After pushing rates nearly to zero to fight the 2007-2009 financial crisis and recession, the Fed pumped over $3 trillion into the economy in a bond-buying spree to further reduce rates.
Now, most policymakers see the economy as close to full strength and the Fed said in a statement last month it would likely begin cutting its bond holdings relatively soon. The Fed had previously said the process would begin before year’s end.
“My own view is that it will be appropriate to start this process this fall,” Williams, who does not have a vote on monetary policy this year but participates in the Fed’s discussions, said in prepared remarks for an event hosted by The Economic Club of Las Vegas.
Many economists viewed the Fed’s statement last month as a sign policymakers would begin unwinding its bond portfolio atthe close of its Sept. 20-21 meeting, rather than at meetings scheduled to end Nov 1 and Dec 13.
It was unclear whether Williams was signaling which meeting would be the right time.
Williams said Fed policymakers still were not sure how much they would trim the central bank’s $4.5 trillion balance sheet.
“It will be quite a bit lower than today,” he said.
The Fed’s bond-buying program, in which it bought Treasury bonds and mortgage-backed securities, has long been criticized by Republican lawmakers who considered it an overreach of the Fed’s powers to influence the economy.

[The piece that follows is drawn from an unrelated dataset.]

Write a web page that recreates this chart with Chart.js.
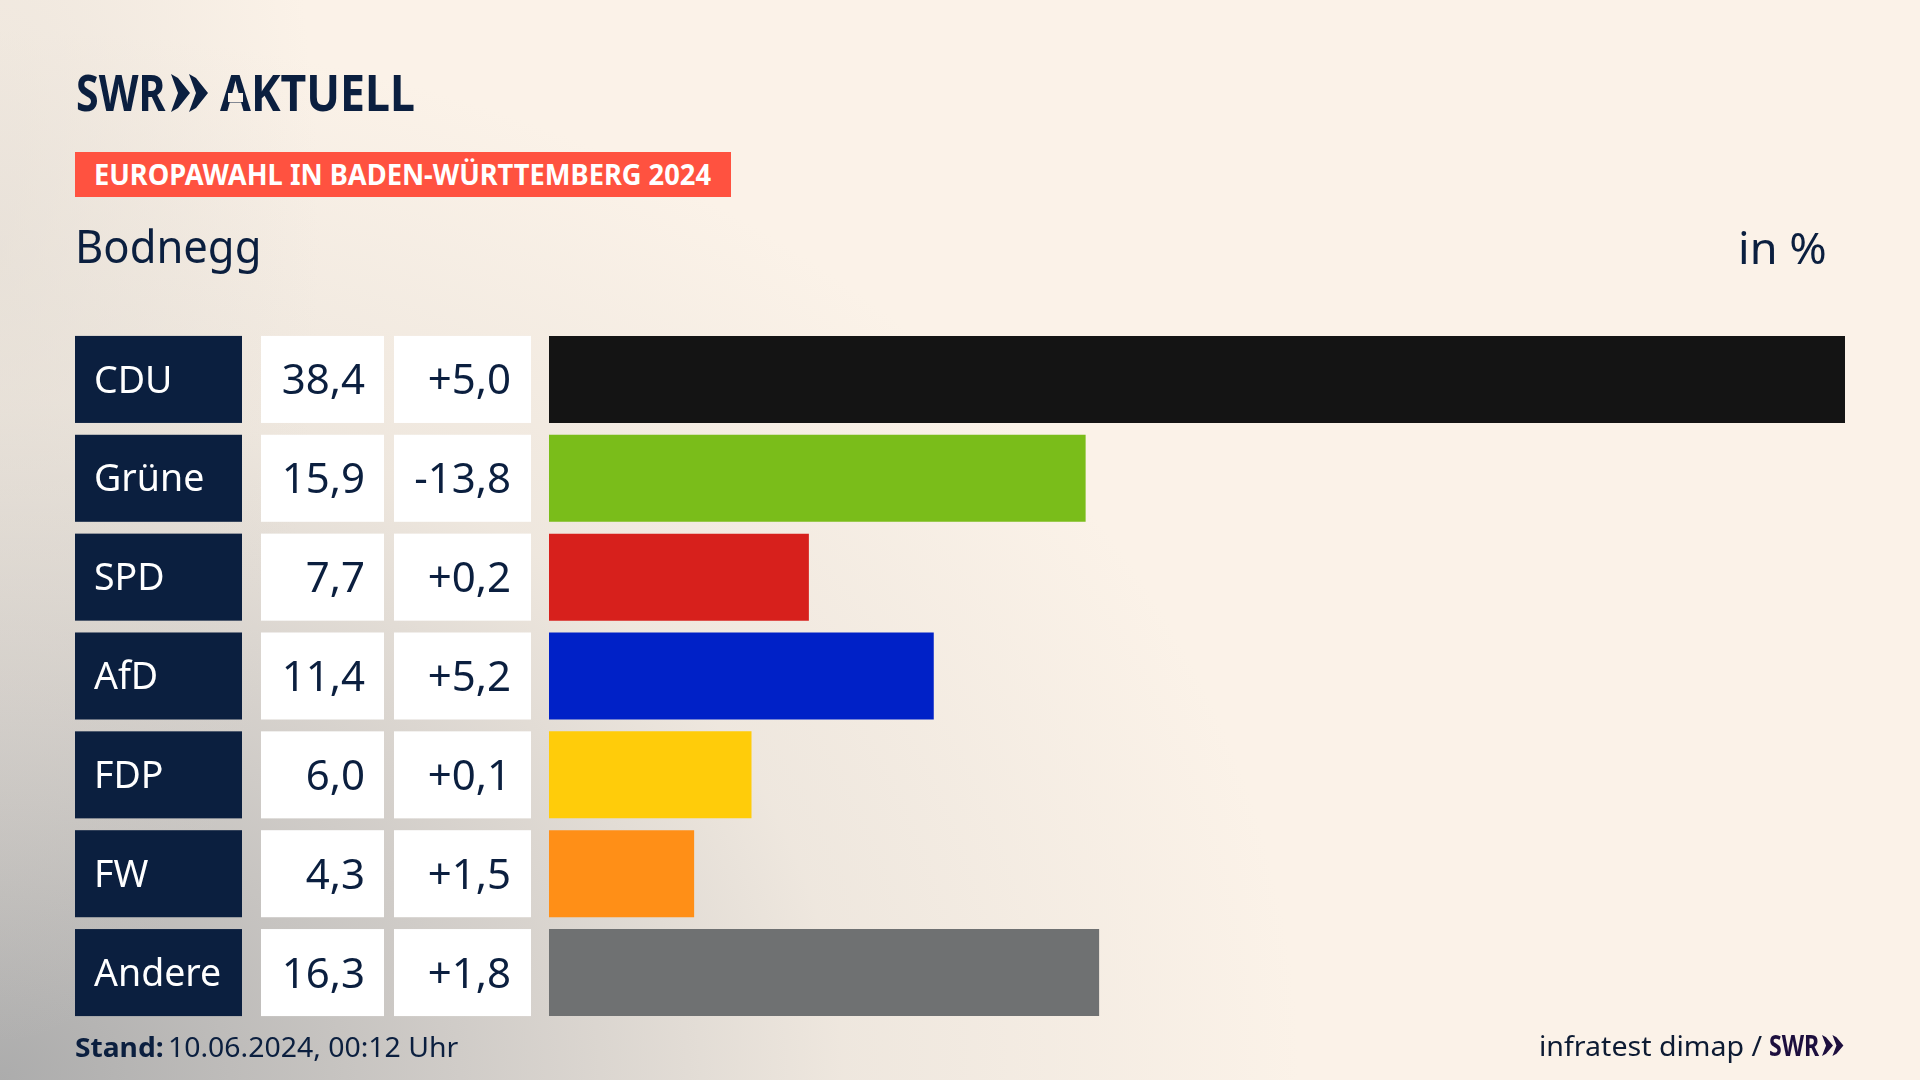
<!DOCTYPE html>
<html lang="de"><head><meta charset="utf-8">
<script src="https://cdn.jsdelivr.net/npm/chart.js@4"></script>
<style>
html,body{margin:0;padding:0;width:1920px;height:1080px;overflow:hidden}
body{position:relative;background:
 radial-gradient(ellipse 320px 800px at 0 250px,rgba(222,216,208,.5) 0%,rgba(222,216,208,0) 100%),
 radial-gradient(ellipse 1300px 1050px at 0 1080px,rgba(172,172,172,1) 0%,rgba(200,197,194,.85) 35%,rgba(228,222,214,.55) 65%,rgba(251,242,232,0) 100%),
 #fbf2e8;font-family:"Noto Sans",sans-serif;color:#0b1f3f}
canvas{position:absolute;left:0;top:0}
.t{position:absolute;white-space:nowrap;line-height:1;transform-origin:0 0}
#banner{position:absolute;left:75px;top:152px;width:656px;height:45px;background:#ff5240}
svg{position:absolute;overflow:visible}
</style></head><body>
<canvas id="c" width="1920" height="1080"></canvas>
<div id="banner"></div>
<span class="t" data-l="78" data-b="111" data-w="88" style="font-size:50px;font-weight:700">SWR</span>
<svg style="left:171px;top:74px" width="38" height="38" viewBox="0 0 38 38"><path fill="#0b1f3f" d="M0 0L7 4L19 19L7 34L0 38L7 19ZM18 0L25 4L37 19L25 34L18 38L25 19Z"/></svg>
<span class="t" data-l="220" data-b="111" data-w="194" style="font-size:50px;font-weight:700">AKTUELL</span>
<div style="position:absolute;left:228px;top:93px;width:15px;height:9px;background:#faf1e7"></div>
<span class="t" data-l="96" data-b="185" data-w="615" style="font-size:28px;font-weight:700;color:#fff">EUROPAWAHL IN BADEN-WÜRTTEMBERG 2024</span>
<span class="t" data-l="79" data-b="263" data-w="179" style="font-size:45px">Bodnegg</span>
<span class="t" data-l="1741.5" data-b="264" data-w="84" style="font-size:44px">in %</span>
<span class="t" data-l="76.5" data-b="1057" data-w="87" style="font-size:27px;font-weight:700">Stand:</span>
<span class="t" data-l="170" data-b="1057" data-w="288" style="font-size:27px">10.06.2024, 00:12 Uhr</span>
<span class="t" data-l="1541.5" data-b="1056" data-w="221" style="font-size:27px;color:#0d1b33">infratest dimap /</span>
<span class="t" data-l="1770" data-b="1056" data-w="50" style="font-size:28px;font-weight:700;color:#1d0f3e">SWR</span>
<svg style="left:1822px;top:1035px" width="22" height="21" viewBox="0 0 38 38" preserveAspectRatio="none"><path fill="#1d0f3e" d="M0 0L7 4L19 19L7 34L0 38L7 19ZM18 0L25 4L37 19L25 34L18 38L25 19Z"/></svg>
<script>
const parties=["CDU","Grüne","SPD","AfD","FDP","FW","Andere"];
const shares=[38.4,15.9,7.7,11.4,6.0,4.3,16.3];
const changes=[5.0,-13.8,0.2,5.2,0.1,1.5,1.8];
const barColors=["#141414","#7abd1a","#d7201c","#0021c7","#ffcc0a","#ff8f17","#6f7172"];

const fmtShare=v=>v.toFixed(1).replace(".",",");
const fmtChange=v=>(v>0?"+":"")+v.toFixed(1).replace(".",",");

const FONT='42px "Noto Sans"';
const rowBoxes={
  id:"rowBoxes",
  afterUpdate(chart){
    const s=chart.scales.y;
    s.getLabelItems(chart.chartArea).forEach(it=>{it.textOffset+=2.5;});
  },
  beforeDraw(chart){
    const ctx=chart.ctx,meta=chart.getDatasetMeta(0);
    ctx.save();
    meta.data.forEach((bar,i)=>{
      const top=bar.y-bar.height/2,h=bar.height;
      ctx.fillStyle="#0b1f3f";ctx.fillRect(75,top,167,h);
      ctx.fillStyle="#ffffff";ctx.fillRect(261,top,123,h);ctx.fillRect(394,top,137,h);
      ctx.fillStyle="#0b1f3f";ctx.font=FONT;ctx.textAlign="right";ctx.textBaseline="alphabetic";
      ctx.fillText(fmtShare(shares[i]),365,bar.y+15);
      ctx.fillText(fmtChange(changes[i]),511,bar.y+15);
    });
    ctx.restore();
  }
};

new Chart(document.getElementById("c"),{
  type:"bar",
  data:{labels:parties,datasets:[{data:shares,backgroundColor:barColors,borderWidth:0,barPercentage:87/98.83,categoryPercentage:1}]},
  plugins:[rowBoxes],
  options:{
    indexAxis:"y",responsive:false,animation:false,devicePixelRatio:1,
    layout:{padding:{left:94,right:75,top:330,bottom:58}},
    plugins:{legend:{display:false},title:{display:false},tooltip:{enabled:false}},
    scales:{
      x:{display:false,min:0,max:Math.max(...shares)},
      y:{
        afterFit(a){a.width=455;},
        grid:{display:false,drawTicks:false},border:{display:false},
        ticks:{crossAlign:"far",padding:0,color:"#ffffff",font:{family:"Noto Sans",size:37.5}}
      }
    }
  }
});

document.querySelectorAll(".t").forEach(el=>{
  const fs=parseFloat(getComputedStyle(el).fontSize);
  const ctx=document.createElement("canvas").getContext("2d");
  const cs=getComputedStyle(el);
  ctx.font=cs.fontWeight+" "+fs+'px "Noto Sans"';
  const m=ctx.measureText(el.textContent);
  const sx=(+el.dataset.w)/(m.actualBoundingBoxRight+m.actualBoundingBoxLeft);
  el.style.left=(+el.dataset.l+m.actualBoundingBoxLeft*sx)+"px";
  const asc=m.fontBoundingBoxAscent,desc=m.fontBoundingBoxDescent;
  const base=(fs-(asc+desc))/2+asc;
  el.style.top=(+el.dataset.b-base)+"px";
  el.style.transform="scaleX("+sx+")";
});
</script>
</body></html>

Williams said the Fed needed to gradually remove monetary stimulus to keep the economy from overheating. The Fed has lifted short-term interest rates four times since December 2015.
Williams said he expects the jobless rate, currently at 4.4 percent, to fall slightly and then hold just above 4 percent through 2018, with inflation rising to the Fed’s 2 percent target within one or two years.